How do we, as tech-labor, coordinate in the same way for the conditions we want? Knowing the distaste for union labor in the West, especially in the tech industry, what are the next steps.
* Can we coordinate secretly, without letting management know? * Can we avoid preventative firings of organizers? * Can we do this while providing meaningful material improvement in outcomes for all tech workers without being suborned by leftist-style factionism?
I hope everyone laid off comes back ready to acqui-unionize.
You have have a plan to offer something else- job security by pulling up the ladder on new programmers is probably the easiest lift. It worked for the doctors and lawyers.
That way, the association / members can offer something to employers - they will operate professionally, use approved and best practice tools and processes, and achieve outcomes on company time instead of arguing about tabs vs spaces, emacs vs vim, the need to rewrite everything in rust or clojure, etc., and in exchange they expect better conditions and terms.
The best examples of this kind of thing are the National Association of Realtors, bar associations, FINRA, FASB, etc. Although they don't look and feel like unions, they do function effectively to protect the interests of their members, and to a lesser extent the public and industry.
2. Find enough likeminded coworkers who are onboard with organizing.
3. Contact the NLRB to hold a vote. You’ll need a majority. You don’t need unanimous buy in, and likely won’t get it; optimize accordingly.

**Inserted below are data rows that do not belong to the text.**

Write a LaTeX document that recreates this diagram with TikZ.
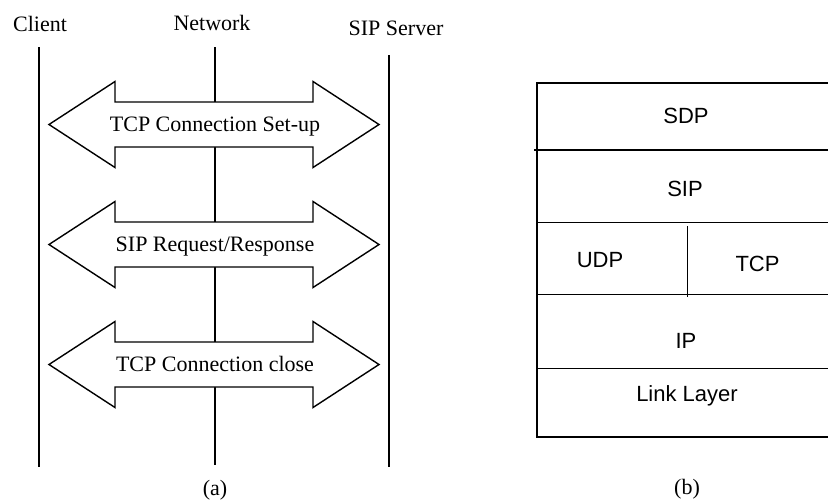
\documentclass[tikz,border=0pt]{standalone}
\usepackage{fontspec}
\setmainfont{Liberation Serif}
\setsansfont{Liberation Sans}
\usetikzlibrary{positioning}

\begin{document}
\begin{tikzpicture}[x=1pt,y=-1pt,line width=1.4pt,
    font=\fontsize{22}{26}\selectfont,
    msg/.style={draw, fill=white, line join=miter},
    proto/.style={font=\fontsize{22}{26}\selectfont\sffamily}]
  \useasboundingbox (0,0) rectangle (828,499);

  % (a) message flow
  \node[anchor=base] (client) at (40,31.7) {Client};
  \node[anchor=base] (net) at (212,30.7) {Network};
  \node[anchor=base] (server) at (396,35) {SIP Server};
  \coordinate (client-top) at (39,47);  \coordinate (client-bot) at (39,467);
  \coordinate (net-top) at (215,47);    \coordinate (net-bot) at (215,465);
  \coordinate (server-top) at (389,55); \coordinate (server-bot) at (389,467);
  \draw (client-top) -- (client-bot);
  \draw (net-top) -- (net-bot);
  \draw (server-top) -- (server-bot);

  \foreach \y/\name/\txt in {124.5/setup/{TCP Connection Set-up},
      244.5/req/{SIP Request/Response}, 364.5/close/{TCP Connection close}}{
    \draw[msg] (49,\y) -- (115,\y-43) -- (115,\y-22.5) -- (313,\y-22.5)
      -- (313,\y-43) -- (379,\y) -- (313,\y+43) -- (313,\y+22.5)
      -- (115,\y+22.5) -- (115,\y+43) -- cycle;
    \node[anchor=base] (\name) at (215,\y+6.8) {\txt};
  }
  \node (cap-a) at (215,490.5) {(a)};

  % (b) protocol stack
  \draw (537,83) rectangle (836,437);
  \draw (534,150) -- (836,150);
  \draw (537,222.7) -- (836,222.7);
  \draw (537,294.3) -- (836,294.3);
  \draw (537,368.3) -- (836,368.3);
  \draw (687.3,226) -- (687.3,297);
  \node[proto] (sdp) at (686,116) {SDP};
  \node[proto] (sip) at (685,189) {SIP};
  \node[proto] (udp) at (600,260.5) {UDP};
  \node[proto] (tcp) at (757.5,264) {TCP};
  \node[proto] (ip) at (686,340.5) {IP};
  \node[proto] (link) at (687,396) {Link Layer};
  \node (cap-b) at (687,489) {(b)};
\end{tikzpicture}
\end{document}
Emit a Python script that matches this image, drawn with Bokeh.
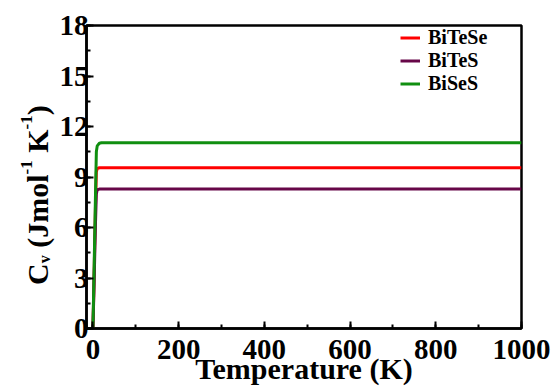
from bokeh.plotting import figure
from bokeh.models import Range1d, SingleIntervalTicker, Legend, LegendItem, Div
from bokeh.layouts import row
from bokeh.embed import file_html
from bokeh.resources import INLINE

# Data
temperature = [0, 2, 4, 6, 8, 10, 15, 20, 50, 100, 200, 300, 400, 500, 600, 700, 800, 900, 1000]
cv_bitese = [0, 2.2, 4.8, 7.3, 9.3, 9.5, 9.55, 9.55, 9.55, 9.55, 9.55, 9.55, 9.55, 9.55, 9.55, 9.55, 9.55, 9.55, 9.55]
cv_bites = [0, 1.9, 4.1, 6.3, 8.0, 8.24, 8.28, 8.28, 8.28, 8.28, 8.28, 8.28, 8.28, 8.28, 8.28, 8.28, 8.28, 8.28, 8.28]
cv_bises = [0, 2.6, 5.3, 8.0, 10.5, 10.85, 11.0, 11.03, 11.03, 11.03, 11.03, 11.03, 11.03, 11.03, 11.03, 11.03, 11.03, 11.03, 11.03]
series_names = ["BiTeSe", "BiTeS", "BiSeS"]
series_colors = ["#ff0000", "#670748", "#108f10"]
x_tick_interval = 200
y_tick_interval = 3

FONT = "Liberation Serif"
X0, X1, Y0, Y1 = -15, 1000, 0, 18
DIV_W = 50
FL, FR, FT, FB = 86, 521, 25, 329  # frame edges in page pixels

p = figure(width=552 - DIV_W, height=387, output_backend="svg", toolbar_location=None,
           x_range=Range1d(X0, X1), y_range=Range1d(Y0, Y1),
           min_border_left=FL - DIV_W, min_border_right=552 - FR, min_border_top=FT,
           min_border_bottom=387 - FB)
p.background_fill_color = "white"
p.border_fill_color = None
p.grid.visible = False
p.outline_line_color = "black"
p.outline_line_width = 2.5

p.xaxis.ticker = SingleIntervalTicker(interval=x_tick_interval, num_minor_ticks=2)
p.yaxis.ticker = SingleIntervalTicker(interval=y_tick_interval, num_minor_ticks=2)
for ax in (p.xaxis, p.yaxis):
    ax.axis_line_width = 2.5
    ax.axis_line_color = "black"
    ax.major_tick_in = 7
    ax.major_tick_out = 0
    ax.minor_tick_in = 4
    ax.minor_tick_out = 0
    ax.major_tick_line_width = 2
    ax.minor_tick_line_width = 2
    ax.major_label_text_font = FONT
    ax.major_label_text_font_style = "bold"
    ax.major_label_text_font_size = "29px"
    ax.major_label_text_color = "black"
p.xaxis.major_label_standoff = 11
p.yaxis.major_label_standoff = -2
p.xaxis.axis_label = "Temperature (K)"
p.xaxis.axis_label_text_font = FONT
p.xaxis.axis_label_text_font_style = "bold"
p.xaxis.axis_label_text_font_size = "30px"
p.xaxis.axis_label_text_color = "black"
p.xaxis.axis_label_standoff = -10

items = []
for name, ys, col in zip(series_names, [cv_bitese, cv_bites, cv_bises], series_colors):
    r = p.line(temperature, ys, line_color=col, line_width=3)
    items.append(LegendItem(label=name, renderers=[r]))

legend = Legend(items=items, location=(314, 233), padding=0, margin=0, spacing=-4,
                glyph_width=20, glyph_height=19, label_height=19, label_standoff=8,
                border_line_color=None, background_fill_alpha=0,
                label_text_font=FONT, label_text_font_style="bold", label_text_font_size="20px",
                label_text_color="black")
p.add_layout(legend)

# y-axis title with subscript / superscripts, rotated, in a Div left of the plot
sub = '<span style="font-size:16px;position:relative;top:2px;">{}</span>'
sup = '<span style="font-size:17px;position:relative;top:-16px;">{}</span>'
ylabel_html = ("C" + sub.format("v") + " (Jmol" + sup.format("-1") + " K" + sup.format("-1") + ")")
ydiv = Div(width=DIV_W, height=387, text=(
    '<div style="display:inline-block;white-space:nowrap;font-family:\'Liberation Serif\';'
    'font-weight:bold;font-size:30px;line-height:30px;color:black;transform-origin:0 0;'
    'transform:translate(23px,285px) rotate(-90deg);">' + ylabel_html + '</div>'),
    styles={"margin": "0", "padding": "0", "overflow": "visible"})

layout = row(ydiv, p, spacing=0)
open("out.html", "w").write(file_html(layout, INLINE))
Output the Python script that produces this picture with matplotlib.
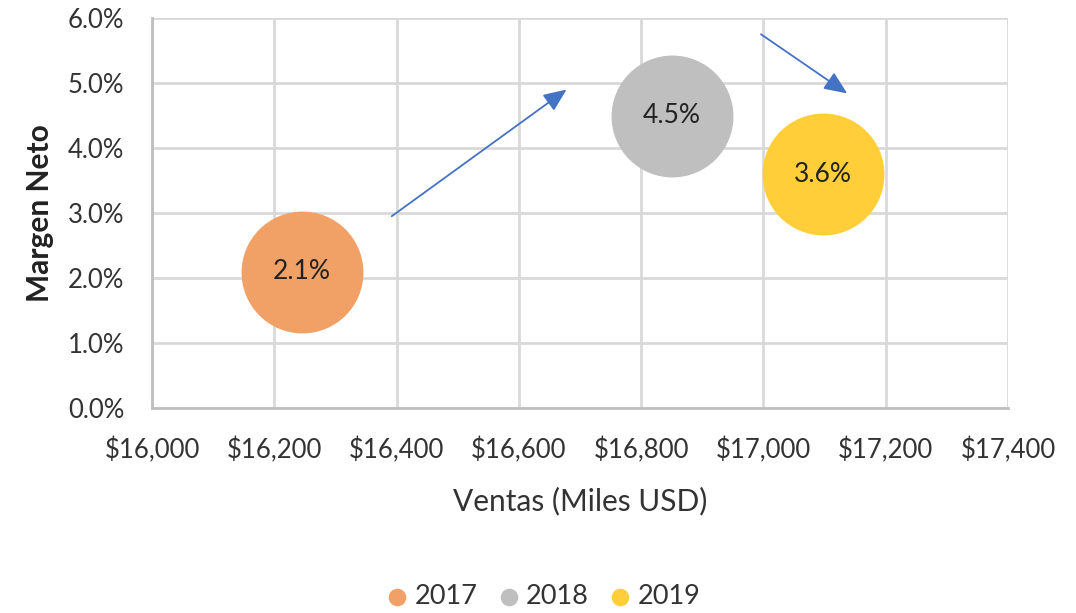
import matplotlib.pyplot as plt
from matplotlib.ticker import FuncFormatter

# data
years = ['2017', '2018', '2019']
ventas = [16245, 16850, 17098]        # Miles USD
margen = [2.1, 4.5, 3.6]              # %
labels = ['2.1%', '4.5%', '3.6%']
colors = ['#F1A165', '#BFBFBF', '#FFCE38']

# trend arrows (start, end) in data coords
arrow_starts = [(16392, 2.95), (16996, 5.75)]
arrow_ends = [(16678, 4.90), (17137, 4.84)]

x_ticks = [16000, 16200, 16400, 16600, 16800, 17000, 17200, 17400]
y_ticks = [0, 1, 2, 3, 4, 5, 6]

plt.rcParams['font.family'] = ['Lato', 'DejaVu Sans']

fig = plt.figure(figsize=(10.76, 6.13), dpi=100)
ax = fig.add_axes([0.1413, 0.3344, 0.7955, 0.6362])

bubble_s = 7700  # marker area, roughly the same for all three
for x, y, c, yr, lab in zip(ventas, margen, colors, years, labels):
    ax.scatter(x, y, s=bubble_s, color=c, label=yr, zorder=3, linewidths=0)
    ax.text(x, y, lab, ha='center', va='center', fontsize=19, color='#222222', zorder=4)

for (x0, y0), (x1, y1) in zip(arrow_starts, arrow_ends):
    ax.annotate('', xy=(x1, y1), xytext=(x0, y0),
                arrowprops=dict(arrowstyle='-|>,head_length=1.4,head_width=0.6',
                                color='#4472C4', lw=1.3, shrinkA=0, shrinkB=0),
                zorder=5)

ax.set_xlim(16000, 17400)
ax.set_ylim(0, 6)
ax.set_xticks(x_ticks)
ax.set_yticks(y_ticks)
ax.xaxis.set_major_formatter(FuncFormatter(lambda v, p: '${:,.0f}'.format(v)))
ax.yaxis.set_major_formatter(FuncFormatter(lambda v, p: '{:.1f}%'.format(v)))
ax.tick_params(length=0, labelsize=18.5, labelcolor='#333333')
ax.tick_params(axis='x', pad=21)
ax.tick_params(axis='y', pad=20)

ax.grid(True, color='#D9D9D9', lw=2, zorder=0)
ax.set_axisbelow(True)
for side in ['top', 'right']:
    ax.spines[side].set_visible(False)
for side in ['left', 'bottom']:
    ax.spines[side].set_color('#BFBFBF')
    ax.spines[side].set_linewidth(2)

ax.set_xlabel('Ventas (Miles USD)', fontsize=21.5, color='#333333', labelpad=17)
ax.set_ylabel('Margen Neto', fontsize=21.5, fontweight='bold', color='#222222', labelpad=10)

leg = fig.legend(loc='center', bbox_to_anchor=(0.505, 0.027), ncol=3, frameon=False,
                 fontsize=19.5, handlelength=0.8, handletextpad=0.25, columnspacing=0.75,
                 labelcolor='#333333')
for h in leg.legend_handles:
    h.set_sizes([160])

fig.savefig('out.png', dpi=100)
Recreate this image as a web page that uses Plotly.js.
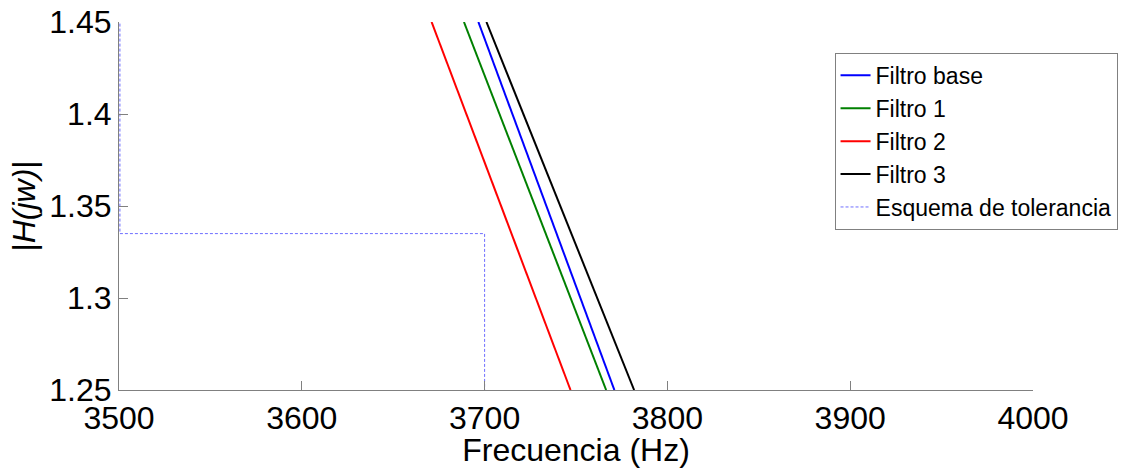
<!DOCTYPE html>
<html>
<head>
<meta charset="utf-8">
<script src="https://cdn.plot.ly/plotly-3.0.1.min.js"></script>
<style>html,body{margin:0;padding:0;background:#fff;}#chart{width:1122px;height:468px;}</style>
</head>
<body>
<div id="chart"></div>
<script>
// Frequency (Hz) and magnitude readings
const magnitude = [1.45, 1.25];
const freqBase = [3696.6, 3771.0];
const freq1 = [3688.7, 3766.5];
const freq2 = [3671.0, 3747.0];
const freq3 = [3701.0, 3781.8];
const tolFreq = [3500.5, 3500.5, 3700, 3700];
const tolMag = [1.46, 1.335, 1.335, 1.24];
const seriesNames = ["Filtro base", "Filtro 1", "Filtro 2", "Filtro 3", "Esquema de tolerancia"];
const xTicks = [3500, 3600, 3700, 3800, 3900, 4000];
const yTicks = [1.25, 1.3, 1.35, 1.4, 1.45];
const yTickText = ["1.25", "1.3", "1.35", "1.4", "1.45"];

const mk = (x, y, name, color, dash, width) => ({
  x: x, y: y, name: name, type: "scatter", mode: "lines",
  line: {color: color, width: width, dash: dash}
});

const traces = [
  mk(freqBase, magnitude, seriesNames[0], "#0000ff", "solid", 2),
  mk(freq1, magnitude, seriesNames[1], "#008000", "solid", 2),
  mk(freq2, magnitude, seriesNames[2], "#ff0000", "solid", 2),
  mk(freq3, magnitude, seriesNames[3], "#000000", "solid", 2),
  mk(tolFreq, tolMag, seriesNames[4], "#6f6fff", "3px,2px", 1)
];

const font = "Liberation Sans, Arial, sans-serif";
const layout = {
  width: 1122, height: 468,
  margin: {l: 119, r: 89, t: 22, b: 78, autoexpand: false},
  paper_bgcolor: "#fff", plot_bgcolor: "#fff",
  font: {family: font, color: "#000"},
  showlegend: true,
  legend: {
    x: 1.0925, y: 0.916, xanchor: "right", yanchor: "top",
    bordercolor: "#808080", borderwidth: 1, bgcolor: "#fff",
    font: {family: font, size: 23, color: "#000"},
    traceorder: "normal"
  },
  xaxis: {
    range: [3500, 4000], tickvals: xTicks, ticktext: xTicks.map(String),
    showline: true, linecolor: "#808080", linewidth: 1, mirror: false,
    ticks: "inside", ticklen: 9, tickcolor: "#808080", tickwidth: 1,
    showgrid: false, zeroline: false, automargin: false,
    tickfont: {family: font, size: 32, color: "#000"},
    title: {text: "Frecuencia (Hz)", font: {family: font, size: 32, color: "#000"}, standoff: 0}
  },
  yaxis: {
    range: [1.25, 1.45], tickvals: yTicks, ticktext: yTickText,
    showline: true, linecolor: "#808080", linewidth: 1, mirror: false,
    ticks: "inside", ticklen: 9, tickcolor: "#808080", tickwidth: 1,
    showgrid: false, zeroline: false, automargin: false,
    tickfont: {family: font, size: 32, color: "#000"},
    title: {text: "|<i>H(jw)</i>|", font: {family: font, size: 32, color: "#000"}, standoff: 4}
  }
};

Plotly.newPlot("chart", traces, layout, {displayModeBar: false, staticPlot: true});
</script>
</body>
</html>
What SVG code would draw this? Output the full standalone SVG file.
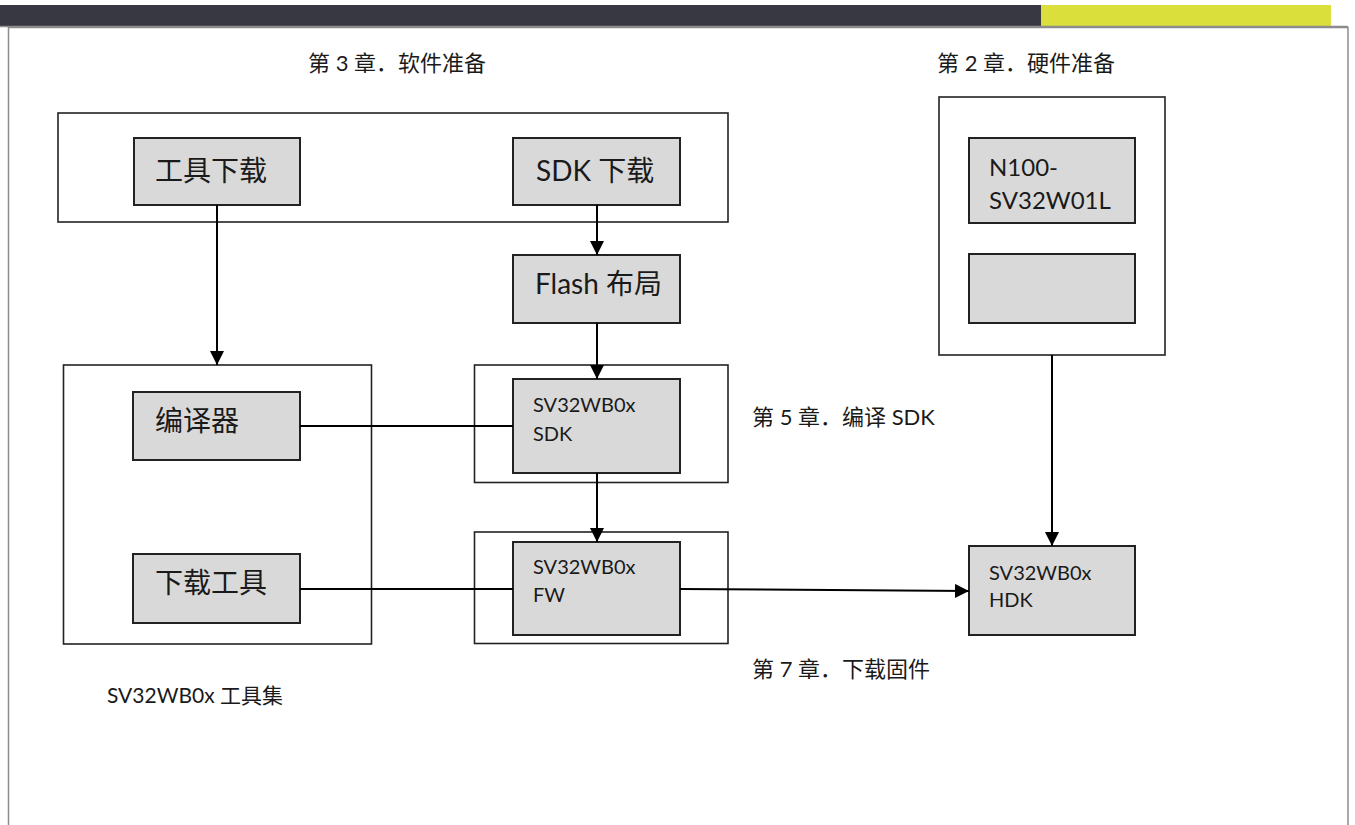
<svg xmlns="http://www.w3.org/2000/svg" width="1355" height="825" viewBox="0 0 1355 825">
<defs>
<style>
.frame{fill:none;stroke:#8c8c8c;stroke-width:1.5}
.outer{fill:#fff;stroke:#222;stroke-width:1.6}
.inner{fill:#d9d9d9;stroke:#222;stroke-width:2}
.t{font-family:Lato,"Noto Sans CJK SC",sans-serif;fill:#1a1a1a}
.big{font-size:28px}
.mid{font-size:20px}
.lbl{font-size:22px}
.conn{stroke:#000;stroke-width:2;fill:none}
</style>
<marker id="ah" viewBox="0 0 14 14" refX="14" refY="7" markerWidth="14" markerHeight="14" markerUnits="userSpaceOnUse" orient="auto">
<path d="M0,0 L14,7 L0,14 Z" fill="#000"/>
</marker>
</defs>
<rect width="1355" height="825" fill="#fff"/>
<g id="header">
<rect x="0" y="5" width="1041" height="21.5" fill="#383843"/>
<rect x="1041" y="5" width="290" height="21.5" fill="#dadf3b"/>
<line x1="0" y1="26.5" x2="1348" y2="26.5" stroke="#8c8c8c" stroke-width="1.5"/>
<rect class="frame" x="8.5" y="27.5" width="1339.5" height="820"/>
</g>
<g id="titles">
<text class="t lbl" x="308" y="71">第 3 章．软件准备</text>
<text class="t lbl" x="937" y="71">第 2 章．硬件准备</text>
<text class="t lbl" x="752" y="425">第 5 章．编译 SDK</text>
<text class="t lbl" x="752" y="677">第 7 章．下载固件</text>
<text class="t" font-size="21" x="107" y="703">SV32WB0x 工具集</text>
</g>
<g id="software-group"><rect class="outer" x="58" y="113" width="670" height="109"/></g>
<g id="toolset-group"><rect class="outer" x="63.5" y="365" width="308" height="279"/></g>
<g id="sdk-group"><rect class="outer" x="474.5" y="365" width="253.5" height="117.5"/></g>
<g id="fw-group"><rect class="outer" x="474.5" y="532" width="253.5" height="111.5"/></g>
<g id="hardware-group"><rect class="outer" x="939" y="97" width="226" height="258"/></g>
<g id="tool-download"><rect class="inner" x="134" y="138" width="166" height="67"/><text class="t big" x="155" y="181">工具下载</text></g>
<g id="sdk-download"><rect class="inner" x="513" y="138" width="167" height="67"/><text class="t big" x="536" y="181">SDK 下载</text></g>
<g id="flash-layout"><rect class="inner" x="513" y="255" width="167" height="68"/><text class="t big" x="535" y="294">Flash 布局</text></g>
<g id="compiler"><rect class="inner" x="133" y="392" width="167" height="68"/><text class="t big" x="155" y="431">编译器</text></g>
<g id="download-tool"><rect class="inner" x="133" y="554" width="167" height="69"/><text class="t big" x="155" y="593">下载工具</text></g>
<g id="sdk"><rect class="inner" x="513" y="379" width="167" height="94"/><text class="t mid" x="533" y="412">SV32WB0x</text><text class="t mid" x="533" y="441">SDK</text></g>
<g id="fw"><rect class="inner" x="513" y="542" width="167" height="93"/><text class="t mid" x="533" y="574">SV32WB0x</text><text class="t mid" x="533" y="602">FW</text></g>
<g id="module"><rect class="inner" x="969" y="138" width="166" height="85"/><text class="t" font-size="24" x="989" y="176">N100-</text><text class="t" font-size="24" x="989" y="209">SV32W01L</text></g>
<g id="module-blank"><rect class="inner" x="969" y="254" width="166" height="69"/></g>
<g id="hdk"><rect class="inner" x="969" y="546" width="166" height="89"/><text class="t mid" x="989" y="580">SV32WB0x</text><text class="t mid" x="989" y="607">HDK</text></g>
<g id="connectors">
<line class="conn" x1="217" y1="205" x2="217" y2="365" marker-end="url(#ah)"/>
<line class="conn" x1="597" y1="205" x2="597" y2="255" marker-end="url(#ah)"/>
<line class="conn" x1="597" y1="323" x2="597" y2="379" marker-end="url(#ah)"/>
<line class="conn" x1="597" y1="473" x2="597" y2="542" marker-end="url(#ah)"/>
<line class="conn" x1="300" y1="426" x2="513" y2="426" stroke-width="1.6"/>
<line class="conn" x1="300" y1="589" x2="513" y2="589"/>
<line class="conn" x1="680" y1="589" x2="969" y2="591" marker-end="url(#ah)"/>
<line class="conn" x1="1052" y1="355" x2="1052" y2="546" marker-end="url(#ah)"/>
</g>
</svg>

Organizing is federally protected. If you have suspicion or evidence your employer is retaliating against your organizing efforts, report them to the NLRB.
Unions, like companies, are only as good as the people in charge. Good luck.
https://uniontrack.com/blog/roadmap-for-unionizing-first-ste...
https://www.nlrb.gov/about-nlrb/what-we-do/conduct-elections
https://www.nlrb.gov/about-nlrb/rights-we-protect/the-law/em...
https://www.dol.gov/sites/dolgov/files/olms/regs/compliance/...
When I worked at a UAW shop (GM) in the 1980s, there were salaried engineers and union hourly people building the cars. When the union made a gain by way of a strike, it was automatically applied to the salaried folks. We understood that their work benefitted the rest. This started to break down when GM bought EDS in 1985 and transferred all their IT people over to it and they lost all of those benefits. People who were able to get themselves classed as "engineers" rather than data processing were able to avoid the big transfer.
I have worked for less than $25/hr at various web shop LLCs, less than what some tech internships pay. I'm also going through one of my longest unemployment periods ever. Yet, even I don't think unionizing tech jobs is going to prevent these sorts of situations for developers.
Start a union. Ask people to join. Don't tell the companies who joins. Wait until you have a critical mass. Then do stuff.
I prefer being a tech mercenary than joining a union.